[Material provided start]

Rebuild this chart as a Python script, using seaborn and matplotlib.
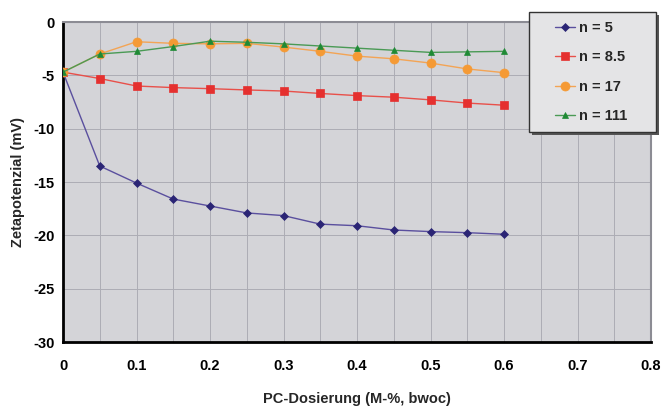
import numpy as np
import pandas as pd
import matplotlib
matplotlib.use("Agg")
import matplotlib.pyplot as plt
import seaborn as sns
from matplotlib.ticker import MultipleLocator
from matplotlib.patches import Rectangle

# PC dosage (M-%, bwoc)
dosage = [0.0, 0.05, 0.1, 0.15, 0.2, 0.25, 0.3, 0.35, 0.4, 0.45, 0.5, 0.55, 0.6]

# Zeta potential (mV) per side-chain length n
zeta_n5 = [-4.7, -13.5, -15.1, -16.6, -17.25, -17.9, -18.15, -18.95, -19.1, -19.5, -19.65, -19.75, -19.9]
zeta_n8_5 = [-4.7, -5.3, -6.0, -6.15, -6.25, -6.37, -6.47, -6.7, -6.9, -7.05, -7.3, -7.6, -7.8]
zeta_n17 = [-4.7, -3.0, -1.85, -2.0, -2.05, -2.0, -2.35, -2.75, -3.2, -3.45, -3.85, -4.4, -4.75]
zeta_n111 = [-4.7, -3.0, -2.75, -2.3, -1.8, -1.9, -2.05, -2.25, -2.45, -2.65, -2.85, -2.8, -2.75]

series_labels = ["n = 5", "n = 8.5", "n = 17", "n = 111"]

x_ticks = [0, 0.1, 0.2, 0.3, 0.4, 0.5, 0.6, 0.7, 0.8]
x_tick_labels = ["0", "0.1", "0.2", "0.3", "0.4", "0.5", "0.6", "0.7", "0.8"]
y_ticks = [0, -5, -10, -15, -20, -25, -30]

df = pd.concat([
    pd.DataFrame({"x": dosage, "y": vals, "serie": lab})
    for lab, vals in zip(series_labels, [zeta_n5, zeta_n8_5, zeta_n17, zeta_n111])
], ignore_index=True)

sns.set_theme(style="white")
plt.rcParams["font.family"] = ["Liberation Sans", "DejaVu Sans"]

line_colors = {"n = 5": "#5a4f9e", "n = 8.5": "#e8504a", "n = 17": "#f3a455", "n = 111": "#4a9a55"}
marker_colors = {"n = 5": "#2b2575", "n = 8.5": "#e5302f", "n = 17": "#f59a35", "n = 111": "#1f8a35"}
markers = {"n = 5": "D", "n = 8.5": "s", "n = 17": "o", "n = 111": "^"}
msizes = {"n = 5": 4.0, "n = 8.5": 6.0, "n = 17": 6.5, "n = 111": 4.5}

W, H = 663, 407
fig = plt.figure(figsize=(W / 100, H / 100), dpi=100)
ax = fig.add_axes([63 / W, 1 - 342 / H, 588 / W, 320 / H])
ax.set_facecolor("#d4d4d8")

for lab in series_labels:
    sub = df[df["serie"] == lab]
    sns.lineplot(data=sub, x="x", y="y", ax=ax, color=line_colors[lab], linewidth=1.0,
                 marker=markers[lab], markersize=msizes[lab],
                 markerfacecolor=marker_colors[lab], markeredgecolor=marker_colors[lab],
                 markeredgewidth=0.5, label=lab, legend=False, zorder=3)

ax.set_xlim(0, 0.8)
ax.set_ylim(-30, 0)
ax.set_xticks(x_ticks)
ax.set_xticklabels(x_tick_labels)
ax.xaxis.set_minor_locator(MultipleLocator(0.05))
ax.set_yticks(y_ticks)
ax.set_yticklabels([str(v) for v in y_ticks])

ax.grid(True, which="both", axis="x", color="#acacb4", linewidth=0.7)
ax.grid(True, which="major", axis="y", color="#acacb4", linewidth=0.7)
ax.set_axisbelow(True)

ax.tick_params(axis="both", which="major", direction="in", length=4, width=1.5,
               colors="black", labelsize=10.5, pad=12)
ax.tick_params(axis="x", which="minor", length=0)
for t in ax.get_xticklabels() + ax.get_yticklabels():
    t.set_fontweight("bold")
ax.tick_params(axis="y", pad=6)

for side in ["left", "bottom"]:
    ax.spines[side].set_color("black")
    ax.spines[side].set_linewidth(2.0)
for side in ["top", "right"]:
    ax.spines[side].set_color("#8c8c94")
    ax.spines[side].set_linewidth(1.5)

ax.set_xlabel("PC-Dosierung (M-%, bwoc)", fontsize=10.5, fontweight="bold", labelpad=14)
ax.set_ylabel("Zetapotenzial (mV)", fontsize=10.5, fontweight="bold", labelpad=6)

# Legend box with drop shadow, drawn in figure pixels
bx0, bx1, by0, by1 = 529, 656, 12, 132
shadow = Rectangle(((bx0 + 3) / W, 1 - (by1 + 3) / H), (bx1 - bx0) / W, (by1 - by0) / H,
                   transform=fig.transFigure, facecolor="#555555", edgecolor="none", zorder=4)
box = Rectangle((bx0 / W, 1 - by1 / H), (bx1 - bx0) / W, (by1 - by0) / H,
                transform=fig.transFigure, facecolor="#e4e4e6", edgecolor="#333333",
                linewidth=1.0, zorder=5)
fig.patches.extend([shadow, box])

handles, labels = ax.get_legend_handles_labels()
leg = fig.legend(handles, labels, loc="center left",
                 bbox_to_anchor=(555 / W, 1 - 72 / H),
                 frameon=False, prop={"weight": "bold", "size": 10.5},
                 labelspacing=1.05, handlelength=1.35, borderpad=0, borderaxespad=0,
                 handletextpad=0.3)
leg.set_zorder(6)

fig.savefig("out.png", dpi=100, facecolor="white")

[Material provided end]

Task objective
Make an exact copy of the listing above. Do not include the pictures.

Expected answer
Rebuild this chart as a Python script, using seaborn and matplotlib.
import numpy as np
import pandas as pd
import matplotlib
matplotlib.use("Agg")
import matplotlib.pyplot as plt
import seaborn as sns
from matplotlib.ticker import MultipleLocator
from matplotlib.patches import Rectangle

# PC dosage (M-%, bwoc)
dosage = [0.0, 0.05, 0.1, 0.15, 0.2, 0.25, 0.3, 0.35, 0.4, 0.45, 0.5, 0.55, 0.6]

# Zeta potential (mV) per side-chain length n
zeta_n5 = [-4.7, -13.5, -15.1, -16.6, -17.25, -17.9, -18.15, -18.95, -19.1, -19.5, -19.65, -19.75, -19.9]
zeta_n8_5 = [-4.7, -5.3, -6.0, -6.15, -6.25, -6.37, -6.47, -6.7, -6.9, -7.05, -7.3, -7.6, -7.8]
zeta_n17 = [-4.7, -3.0, -1.85, -2.0, -2.05, -2.0, -2.35, -2.75, -3.2, -3.45, -3.85, -4.4, -4.75]
zeta_n111 = [-4.7, -3.0, -2.75, -2.3, -1.8, -1.9, -2.05, -2.25, -2.45, -2.65, -2.85, -2.8, -2.75]

series_labels = ["n = 5", "n = 8.5", "n = 17", "n = 111"]

x_ticks = [0, 0.1, 0.2, 0.3, 0.4, 0.5, 0.6, 0.7, 0.8]
x_tick_labels = ["0", "0.1", "0.2", "0.3", "0.4", "0.5", "0.6", "0.7", "0.8"]
y_ticks = [0, -5, -10, -15, -20, -25, -30]

df = pd.concat([
    pd.DataFrame({"x": dosage, "y": vals, "serie": lab})
    for lab, vals in zip(series_labels, [zeta_n5, zeta_n8_5, zeta_n17, zeta_n111])
], ignore_index=True)

sns.set_theme(style="white")
plt.rcParams["font.family"] = ["Liberation Sans", "DejaVu Sans"]

line_colors = {"n = 5": "#5a4f9e", "n = 8.5": "#e8504a", "n = 17": "#f3a455", "n = 111": "#4a9a55"}
marker_colors = {"n = 5": "#2b2575", "n = 8.5": "#e5302f", "n = 17": "#f59a35", "n = 111": "#1f8a35"}
markers = {"n = 5": "D", "n = 8.5": "s", "n = 17": "o", "n = 111": "^"}
msizes = {"n = 5": 4.0, "n = 8.5": 6.0, "n = 17": 6.5, "n = 111": 4.5}

W, H = 663, 407
fig = plt.figure(figsize=(W / 100, H / 100), dpi=100)
ax = fig.add_axes([63 / W, 1 - 342 / H, 588 / W, 320 / H])
ax.set_facecolor("#d4d4d8")

for lab in series_labels:
    sub = df[df["serie"] == lab]
    sns.lineplot(data=sub, x="x", y="y", ax=ax, color=line_colors[lab], linewidth=1.0,
                 marker=markers[lab], markersize=msizes[lab],
                 markerfacecolor=marker_colors[lab], markeredgecolor=marker_colors[lab],
                 markeredgewidth=0.5, label=lab, legend=False, zorder=3)

ax.set_xlim(0, 0.8)
ax.set_ylim(-30, 0)
ax.set_xticks(x_ticks)
ax.set_xticklabels(x_tick_labels)
ax.xaxis.set_minor_locator(MultipleLocator(0.05))
ax.set_yticks(y_ticks)
ax.set_yticklabels([str(v) for v in y_ticks])

ax.grid(True, which="both", axis="x", color="#acacb4", linewidth=0.7)
ax.grid(True, which="major", axis="y", color="#acacb4", linewidth=0.7)
ax.set_axisbelow(True)

ax.tick_params(axis="both", which="major", direction="in", length=4, width=1.5,
               colors="black", labelsize=10.5, pad=12)
ax.tick_params(axis="x", which="minor", length=0)
for t in ax.get_xticklabels() + ax.get_yticklabels():
    t.set_fontweight("bold")
ax.tick_params(axis="y", pad=6)

for side in ["left", "bottom"]:
    ax.spines[side].set_color("black")
    ax.spines[side].set_linewidth(2.0)
for side in ["top", "right"]:
    ax.spines[side].set_color("#8c8c94")
    ax.spines[side].set_linewidth(1.5)

ax.set_xlabel("PC-Dosierung (M-%, bwoc)", fontsize=10.5, fontweight="bold", labelpad=14)
ax.set_ylabel("Zetapotenzial (mV)", fontsize=10.5, fontweight="bold", labelpad=6)

# Legend box with drop shadow, drawn in figure pixels
bx0, bx1, by0, by1 = 529, 656, 12, 132
shadow = Rectangle(((bx0 + 3) / W, 1 - (by1 + 3) / H), (bx1 - bx0) / W, (by1 - by0) / H,
                   transform=fig.transFigure, facecolor="#555555", edgecolor="none", zorder=4)
box = Rectangle((bx0 / W, 1 - by1 / H), (bx1 - bx0) / W, (by1 - by0) / H,
                transform=fig.transFigure, facecolor="#e4e4e6", edgecolor="#333333",
                linewidth=1.0, zorder=5)
fig.patches.extend([shadow, box])

handles, labels = ax.get_legend_handles_labels()
leg = fig.legend(handles, labels, loc="center left",
                 bbox_to_anchor=(555 / W, 1 - 72 / H),
                 frameon=False, prop={"weight": "bold", "size": 10.5},
                 labelspacing=1.05, handlelength=1.35, borderpad=0, borderaxespad=0,
                 handletextpad=0.3)
leg.set_zorder(6)

fig.savefig("out.png", dpi=100, facecolor="white")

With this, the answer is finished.